Contentious Diffusion of Human Rights: Evidence from South Korean Print Media, 1990-2010
Koo Jeong-Woo (Associate Professor, Department of Sociology, Sungkyunkwan University; HYI Visiting Scholar)
Chair/Discussant: Carter Eckert (Yoon Se Young Professor of Korean History, Harvard University)
Co-sponsored with the Korea Institute
Current scholarship on human rights diffusion is not well equipped to account for the remarkable dynamics that are notable in the cycle of diffusion in a national society. Professor Koo Jeong-Woo's alternative model considers contestation as an intrinsic element in the process of diffusion; this contentious diffusion might stem from complex domestic processes coupled with local cultural responses, political disagreements, and ideological competition. To support these claims, Prof.
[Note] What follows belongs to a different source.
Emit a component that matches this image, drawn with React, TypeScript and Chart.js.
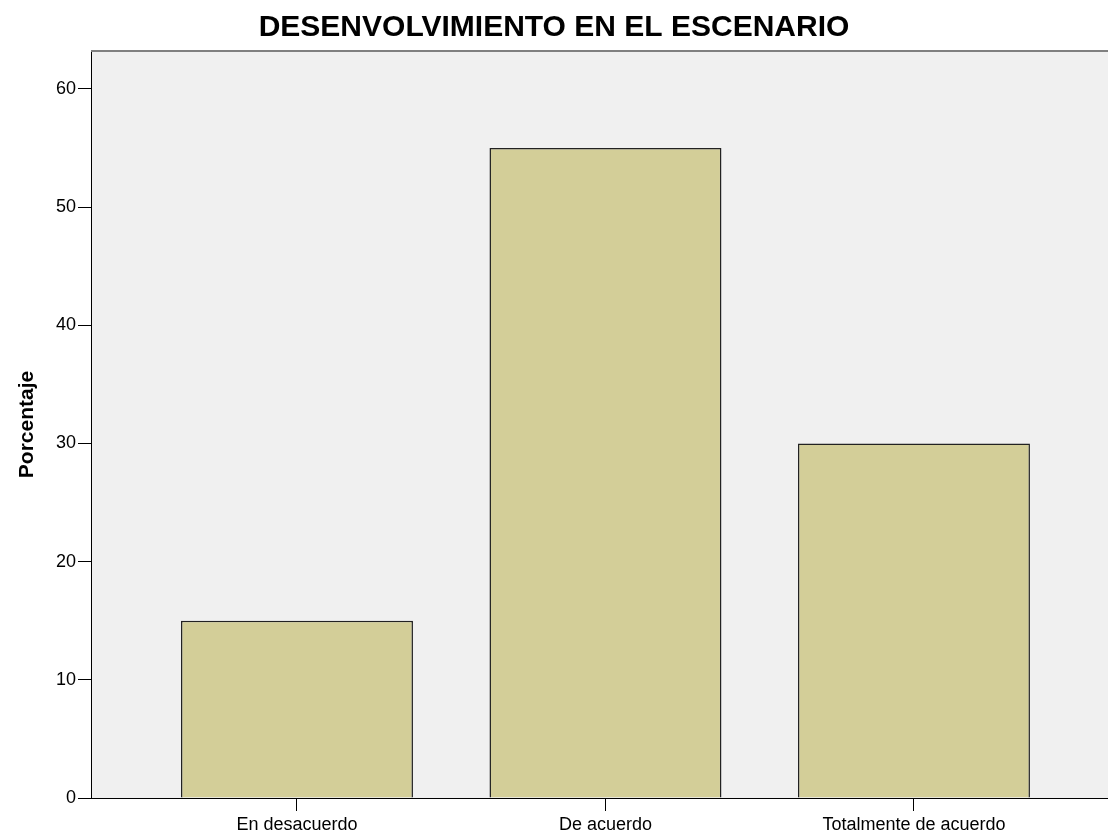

Koo coded and analyzed 2,134 newspaper articles that appeared in South Korean print media during the period between 1990 and 2010. Notwithstanding strong evidence pointing to a remarkable diffusion of human rights in South Korean media in the 1990s, the boom period came to an end in the mid-2000s, substantially slowing down human rights coverage as well as making its overall tone increasingly negative. The findings from South Korean print media lend support for the existence of a dynamic cycle of human rights diffusion, and the need to identify causal pathways leading to the contentious diffusion of human rights.